If any of your siblings, friends or relatives living abroad holding NRE accounts in India, RBI has some good news for them. The interest rates on these accounts have been de-regulated, as a result many public and private sector banks have hiked their interest rates on NRE term deposits.
NRE (Non-resident External Accounts) account is a Rupee denominated account. Funds in NRE account is maintained in Indian rupees only and any interest earned on this account are exempt from tax. Funds in a NRE account are maintained in Indian Rupees and source of funds into NRE accounts must be from your earnings abroad or from another NRE / FCNR-B account maintained in India. Funds in NRE account are repatriable (That is, funds can be converted to any foreign currency). The most important feature being Interest income earned on the money in a NRE account is non-taxable in India .

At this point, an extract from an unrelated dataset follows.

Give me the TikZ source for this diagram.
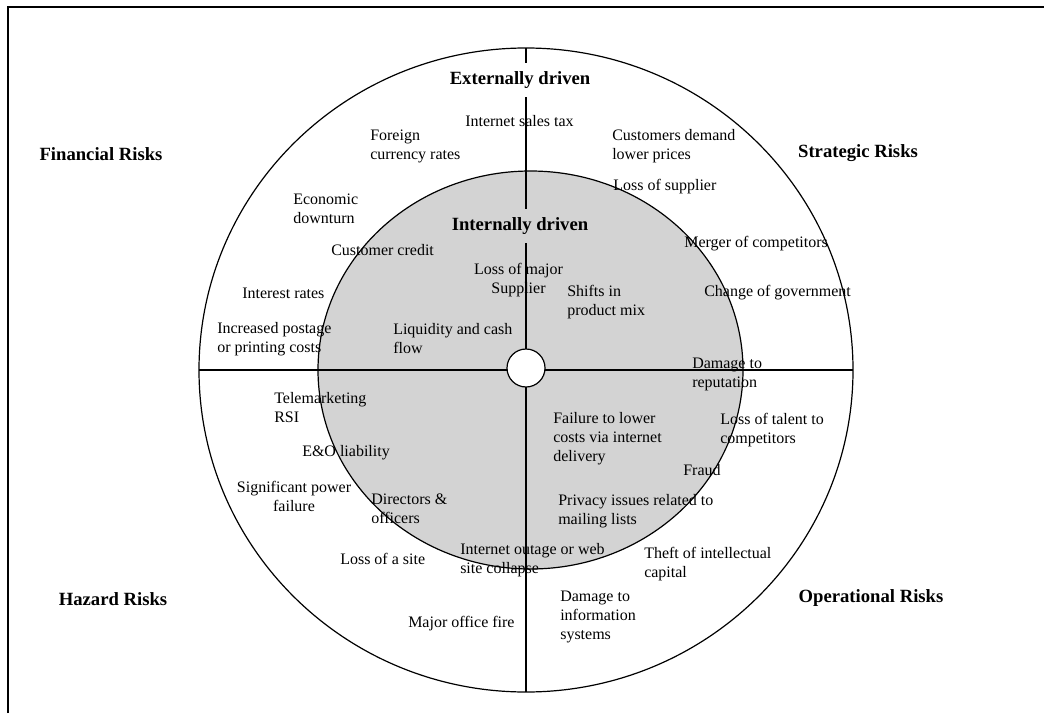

Hold your horses! Before you jump to invest in fixed deposits, it is advisable to know certain conditions, which your banker may not tell you while investing. In case of contingencies when you need the funds badly, then breaking your NRE term deposit may also break your heart. Your term deposits will actually give you lower returns than what you had expected if you withdraw prematurely.
Some major conditions on premature withdrawals of fixed deposits are as follows:-
' No interest is paid, if any NRE Term deposit is closed prematurely within a period of 12 months from the date of deposit.
So far so good until you want to make premature withdrawal. In such a scenario, it is not that only penalty affects the returns, but the actual interest also suffers on premature withdrawal of deposit. Though it may have no penalty clause but reality tends to be different.
Examples below will make this clear:
Assumed NRE term deposit rate card:
Rajesh has invested in deposit where Premature withdrawal penalty is Nil.
This way we see that if Rajesh invests in a FD for 10 year tenure and he decides to break it after 1 year, then how it will work. Now the bank will not offer him 8.25% as per the contracted rate on the deposit maintained for a year, but the rate of interest (7.25%) prevailing for a 1-year deposit at the time he had opened his fixed deposit account.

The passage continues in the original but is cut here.